Digital studios create “color profiles” for every component in their studio equipment chain. What you see on the studio set, what you see on the calibrated studio monitor and what you see emerging from the studio’s ink-jet color printer will all seem to match.
But even if it all looks great in the studio, studio color-calibrated images often won’t look good on a printing press. Web offset printing presses have a set of calibration standards called standard Web offset process (SWOP). The missing element in most photo studios is that they haven’t properly included a SWOP standard in their calibration chain.
Our Proofs Don’t Match
Problem: “The printed catalog doesn’t match the proofs I approved. Why?”
The Doctor’s Remedy: Before printing your catalog, proof to an output device (e.g., your printer) that is calibrated to your press (SWOP standards) to see what your color actually will look like on press. Does that mean you must proof to a traditional high-end (and costly) laminating proofer? Not necessarily. Some drop-on-demand (ink-jet) proofers have become capable of matching the results of laminating proofers.
Problem: “How can I see accurate SWOP proofs? What are my options?”
The Doctor’s Remedy:
Option #1: If your photo studio has the right kind of printer, and if it can calibrate to SWOP, it can provide you with loose (or “scatter”) proofs. Work on calibrating with your print vendor.
Option #2: If your design studio or agency has the right kind of printer, and if it can calibrate to SWOP, it can provide you with both loose proofs and composed page proofs. (It should also work with your print vendor on calibrating.)
Option #3: Install your own SWOP-calibrated printer.
Option #4: Send all your images to a color house, which already has high-end, calibrated equipment.
Option #5: Have your press vendor generate your proofs.
In all cases, you’ll need to review proofs, correct color, and then keep re-outputting proofs until all the colors are right. Who should correct the color?
Problem: “I learned Photoshop, so can’t I correct color in the studio?”
The Doctor’s Remedy: Photo studios have gone through a technological learning curve (and equipment investment) over the past decade. They’ve learned new skill sets, including color correction.
Back when catalogers shot film and always used a color house, color correction was done by highly skilled folks. Good color correction was — and still is — a complex, detailed operation.

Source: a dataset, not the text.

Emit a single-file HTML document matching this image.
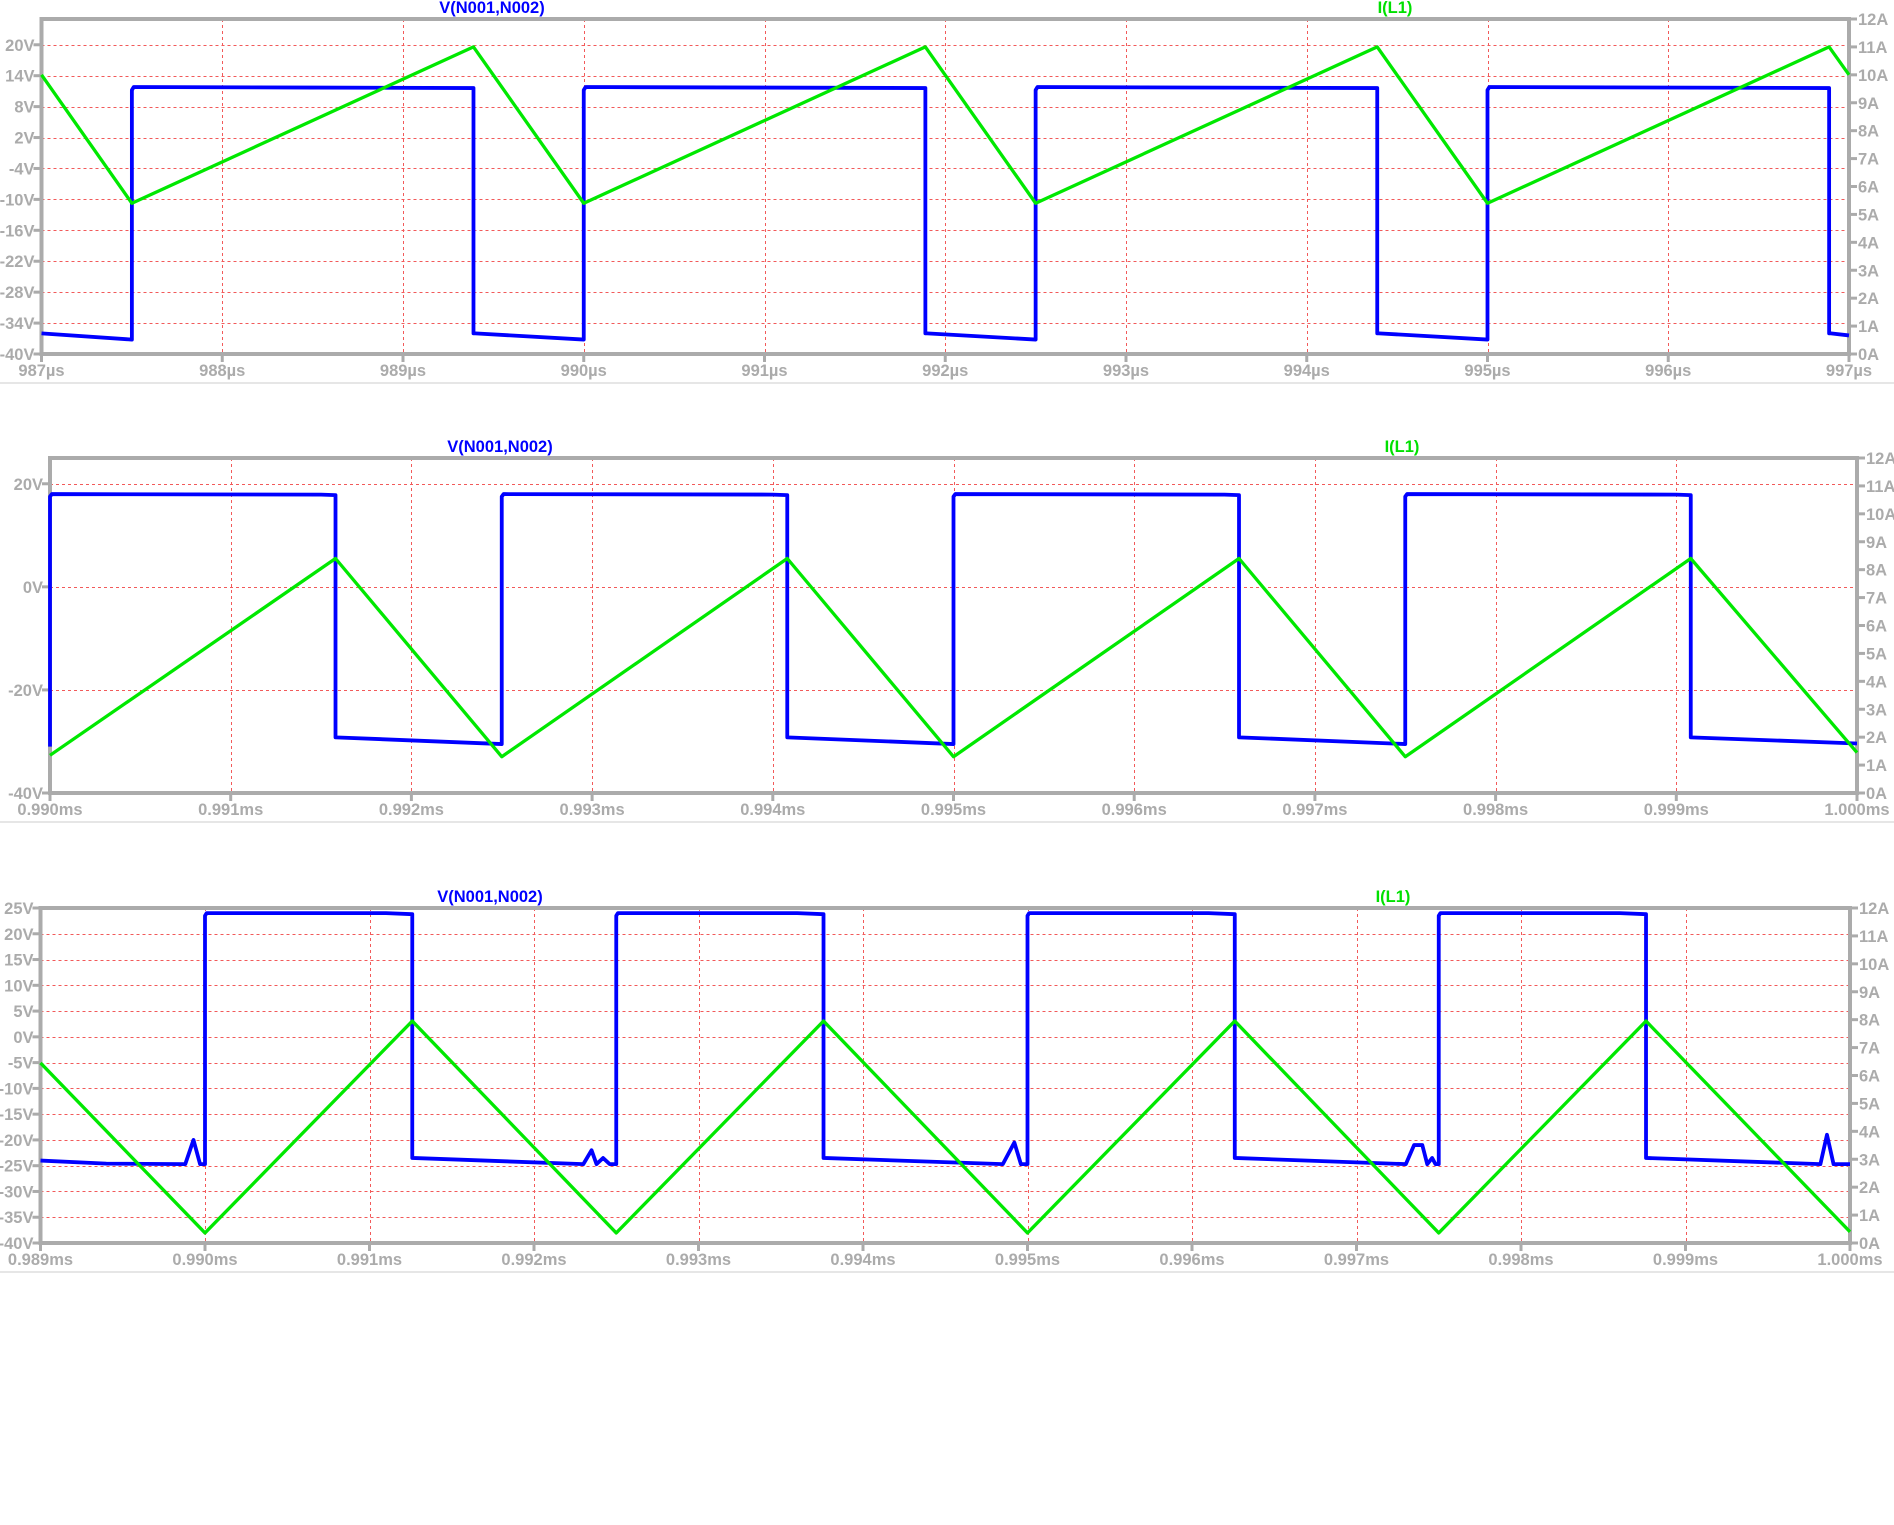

Do you have to keep using a color house even though you’ve switched to all-digital photography? No. But be sure that wherever your color is getting corrected, it possesses the following: a high-end SWOP-calibrated monitor and printer/proofer; and a highly skilled color correction person.
Why Aren’t My Digital Photos Sharp?
Problem: “Back when we shot film, all our shots were sharp. Now that we’ve switched to all-digital, our shots all look ‘soft’ or ‘unfocused.’ Do I have to give up sharp, crisp images?”
The Doctor’s Remedy: No, you don’t. But you do have to take steps to regain sharpness in your digital imaging process. Research has shown that the human eye doesn’t just passively capture an image on the rods and cones of the retina — our brains enhance the retina’s images by elevating all contrast differences. And that’s exactly what the strangely named “unsharp masking” function does in PhotoShop and other digital image processing programs.
The solution is proper application of sharpening, which isn’t a simple thing to get right. It’s also not something your photographer can necessarily optimize just by looking at a monitor. So pay close attention to “unsharp masking,” learn its appearance, what too much of it looks like (things begin looking as if they’ve been traced), and make sure your digital professionals are applying it optimally.